• Objective
Reproduce exactly, with no pictures, each line from the opening of the material down through the line containing "plt.rcParams['axes.unicode_minus'] = False".

***** Source data *****

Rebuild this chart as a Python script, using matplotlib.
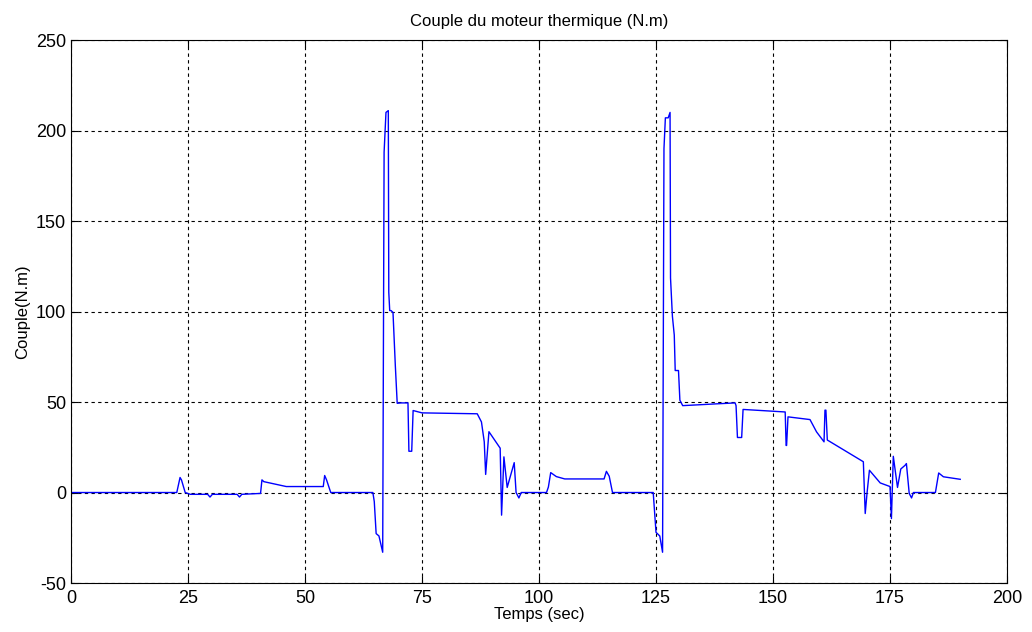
import numpy as np
import matplotlib.pyplot as plt

plt.rcParams['font.family'] = ['Liberation Sans', 'DejaVu Sans']
plt.rcParams['axes.unicode_minus'] = False

# Couple du moteur thermique (temps en s, couple en N.m)
temps = [0, 22.6, 23.3, 23.6, 24.4, 25.5, 29.2, 29.7, 30.2, 35.5, 36.0, 36.5, 40.5,
         40.8, 41.2, 46.0, 53.9, 54.2, 54.6, 55.5, 60.0, 64.5, 64.8, 65.2, 65.8,
         66.6, 66.9, 67.3, 67.8, 67.9, 68.1, 68.4, 68.8, 69.3, 69.7, 70.5, 72.0,
         72.2, 72.8, 73.1, 75.0, 86.8, 87.7, 88.3, 88.6, 89.3, 91.7, 92.0, 92.5,
         93.2, 94.7, 95.1, 95.7, 96.2, 101.6, 102.0, 102.5, 103.7, 105.5, 113.9,
         114.4, 115.0, 115.7, 120.0, 124.4, 125.0, 125.8, 126.4, 126.7, 127.0, 127.6,
         128.0, 128.1, 128.5, 128.9, 129.1, 129.8, 130.1, 130.7, 134.4, 138.0,
         141.9, 142.1, 142.4, 143.3, 143.6, 152.6, 152.8, 152.9, 153.2, 157.9,
         159.3, 160.9, 161.1, 161.3, 161.6, 169.3, 169.7, 170.1, 170.6, 172.9,
         175.0, 175.3, 175.7, 176.6, 177.3, 178.2, 178.5, 179.1, 179.6, 180.0,
         184.7, 185.4, 186.4, 190.0]
couple = [0, 0, 8.3, 7.0, 0, -1, -1, -2.5, -1, -1, -2.5, -1, -0.5,
          7.0, 6.0, 3.3, 3.3, 9.4, 7.0, 0, 0, 0, -5, -22.7, -24,
          -33, 188, 210, 211, 110.6, 100.5, 100.5, 99.5, 70, 49.3, 49.5, 49.5,
          22.8, 22.8, 45.3, 44, 43.5, 39, 28, 10, 33.6, 24.5, -12.5, 19.7,
          2.8, 16.5, 0, -3, 0, 0, 3, 11, 8.8, 7.5, 7.5,
          11.7, 9, 0, 0, 0, -22, -24, -33, 190, 207, 207,
          210, 118.5, 97.4, 87, 67.4, 67.4, 51, 48, 48.5, 49,
          49.5, 48, 30.4, 30.4, 45.9, 44.5, 26, 26, 41.8, 40.3,
          33.5, 28, 45.5, 45.5, 29, 17, -11.6, 0, 12.3, 5.3,
          3.3, -14.4, 20, 2.8, 13, 15, 16, -0.5, -3, 0,
          0, 10.8, 8.7, 7.3]

fig = plt.figure(figsize=(10.32, 6.32), dpi=100)
ax = fig.add_axes([0.0688, 0.0775, 0.9070, 0.8592])

ax.plot(temps, couple, color='#0000ff', linewidth=1.0)

ax.set_xlim(0, 200)
ax.set_ylim(-50, 250)
ax.set_xticks(np.arange(0, 201, 25))
ax.set_yticks(np.arange(-50, 251, 50))
ax.tick_params(direction='in', labelsize=13, length=5, top=True, right=True)
ax.tick_params(axis='x', pad=5)
ax.grid(True, color='black', linestyle=(0, (3, 3)), linewidth=0.8)

ax.set_title('Couple du moteur thermique (N.m)', fontsize=12, pad=10)
ax.set_xlabel('Temps (sec)', fontsize=12, labelpad=0)
ax.set_ylabel('Couple(N.m)', fontsize=12, labelpad=4)

fig.savefig('out.png', dpi=100)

*****

• Output of the exercise
Rebuild this chart as a Python script, using matplotlib.
import numpy as np
import matplotlib.pyplot as plt

plt.rcParams['font.family'] = ['Liberation Sans', 'DejaVu Sans']
plt.rcParams['axes.unicode_minus'] = False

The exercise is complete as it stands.